**What needs to be done**
Give the data below again exactly as it stands. Omit the pictures.

**Collected material**
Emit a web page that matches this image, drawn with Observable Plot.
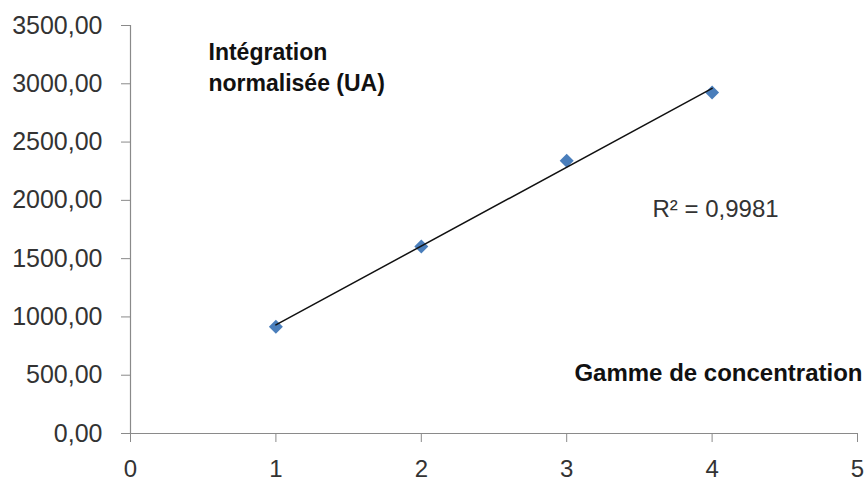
<!DOCTYPE html>
<html>
<head>
<meta charset="utf-8">
<script src="https://cdn.jsdelivr.net/npm/d3@7"></script>
<script src="https://cdn.jsdelivr.net/npm/@observablehq/plot@0.6"></script>
<style>
  html, body { margin: 0; padding: 0; background: #fff; }
</style>
</head>
<body>
<div id="chart"></div>
<script>
// Data
const concentrations = [1, 2, 3, 4];
const integrations = [915, 1605, 2340, 2925];
const xTicks = [0, 1, 2, 3, 4, 5];
const yTicks = [0, 500, 1000, 1500, 2000, 2500, 3000, 3500];
const yTitle = "Intégration\nnormalisée (UA)";
const xTitle = "Gamme de concentration";
const r2Text = "R² = 0,9981";

const points = concentrations.map((c, i) => ({x: c, y: integrations[i]}));
const fmt = v => v.toFixed(2).replace(".", ",");
const axisColor = "#8a8a8a";
const font = "'Liberation Sans', Arial, sans-serif";

const chart = Plot.plot({
  width: 866,
  height: 486,
  marginLeft: 130,
  marginRight: 9,
  marginTop: 25,
  marginBottom: 53,
  style: {fontFamily: font, fontSize: "25px", color: "#333", background: "#fff"},
  x: {domain: [0, 5], axis: null},
  y: {domain: [0, 3500], axis: null},
  marks: [
    Plot.ruleX([0], {stroke: axisColor, strokeWidth: 1.2}),
    Plot.ruleY([0], {stroke: axisColor, strokeWidth: 1.2}),
    Plot.axisY({ticks: yTicks, tickFormat: fmt, tickSize: 9, tickPadding: 19,
      stroke: axisColor, strokeOpacity: 1, fill: "#333", label: null}),
    Plot.axisX({ticks: xTicks, tickFormat: d => String(d), tickSize: 9, tickPadding: 17,
      fontSize: 24, stroke: axisColor, strokeOpacity: 1, fill: "#333", label: null}),
    Plot.dot(points, {x: "x", y: "y", symbol: "diamond2", r: 6.3, fill: "#4a7ebb", stroke: "none"}),
    Plot.linearRegressionY(points, {x: "x", y: "y", stroke: "#111", strokeWidth: 1.5, ci: 0}),
    Plot.text([yTitle], {frameAnchor: "top-left", dx: 78, dy: 12, textAnchor: "start",
      lineAnchor: "top", lineHeight: 1.35, fontWeight: "bold", fontSize: 23, fill: "#111"}),
    Plot.text([r2Text], {frameAnchor: "top-left", dx: 522, dy: 184, textAnchor: "start",
      lineAnchor: "middle", fontSize: 24, fill: "#333"}),
    Plot.text([xTitle], {frameAnchor: "top-right", dx: 5, dy: 348, textAnchor: "end",
      lineAnchor: "middle", fontWeight: "bold", fontSize: 24, fill: "#111"})
  ]
});
document.getElementById("chart").appendChild(chart);
</script>
</body>
</html>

**Solved problem**
Emit a web page that matches this image, drawn with Observable Plot.
<!DOCTYPE html>
<html>
<head>
<meta charset="utf-8">
<script src="https://cdn.jsdelivr.net/npm/d3@7"></script>
<script src="https://cdn.jsdelivr.net/npm/@observablehq/plot@0.6"></script>
<style>
  html, body { margin: 0; padding: 0; background: #fff; }
</style>
</head>
<body>
<div id="chart"></div>
<script>
// Data
const concentrations = [1, 2, 3, 4];
const integrations = [915, 1605, 2340, 2925];
const xTicks = [0, 1, 2, 3, 4, 5];
const yTicks = [0, 500, 1000, 1500, 2000, 2500, 3000, 3500];
const yTitle = "Intégration\nnormalisée (UA)";
const xTitle = "Gamme de concentration";
const r2Text = "R² = 0,9981";

const points = concentrations.map((c, i) => ({x: c, y: integrations[i]}));
const fmt = v => v.toFixed(2).replace(".", ",");
const axisColor = "#8a8a8a";
const font = "'Liberation Sans', Arial, sans-serif";

const chart = Plot.plot({
  width: 866,
  height: 486,
  marginLeft: 130,
  marginRight: 9,
  marginTop: 25,
  marginBottom: 53,
  style: {fontFamily: font, fontSize: "25px", color: "#333", background: "#fff"},
  x: {domain: [0, 5], axis: null},
  y: {domain: [0, 3500], axis: null},
  marks: [
    Plot.ruleX([0], {stroke: axisColor, strokeWidth: 1.2}),
    Plot.ruleY([0], {stroke: axisColor, strokeWidth: 1.2}),
    Plot.axisY({ticks: yTicks, tickFormat: fmt, tickSize: 9, tickPadding: 19,
      stroke: axisColor, strokeOpacity: 1, fill: "#333", label: null}),
    Plot.axisX({ticks: xTicks, tickFormat: d => String(d), tickSize: 9, tickPadding: 17,
      fontSize: 24, stroke: axisColor, strokeOpacity: 1, fill: "#333", label: null}),
    Plot.dot(points, {x: "x", y: "y", symbol: "diamond2", r: 6.3, fill: "#4a7ebb", stroke: "none"}),
    Plot.linearRegressionY(points, {x: "x", y: "y", stroke: "#111", strokeWidth: 1.5, ci: 0}),
    Plot.text([yTitle], {frameAnchor: "top-left", dx: 78, dy: 12, textAnchor: "start",
      lineAnchor: "top", lineHeight: 1.35, fontWeight: "bold", fontSize: 23, fill: "#111"}),
    Plot.text([r2Text], {frameAnchor: "top-left", dx: 522, dy: 184, textAnchor: "start",
      lineAnchor: "middle", fontSize: 24, fill: "#333"}),
    Plot.text([xTitle], {frameAnchor: "top-right", dx: 5, dy: 348, textAnchor: "end",
      lineAnchor: "middle", fontWeight: "bold", fontSize: 24, fill: "#111"})
  ]
});
document.getElementById("chart").appendChild(chart);
</script>
</body>
</html>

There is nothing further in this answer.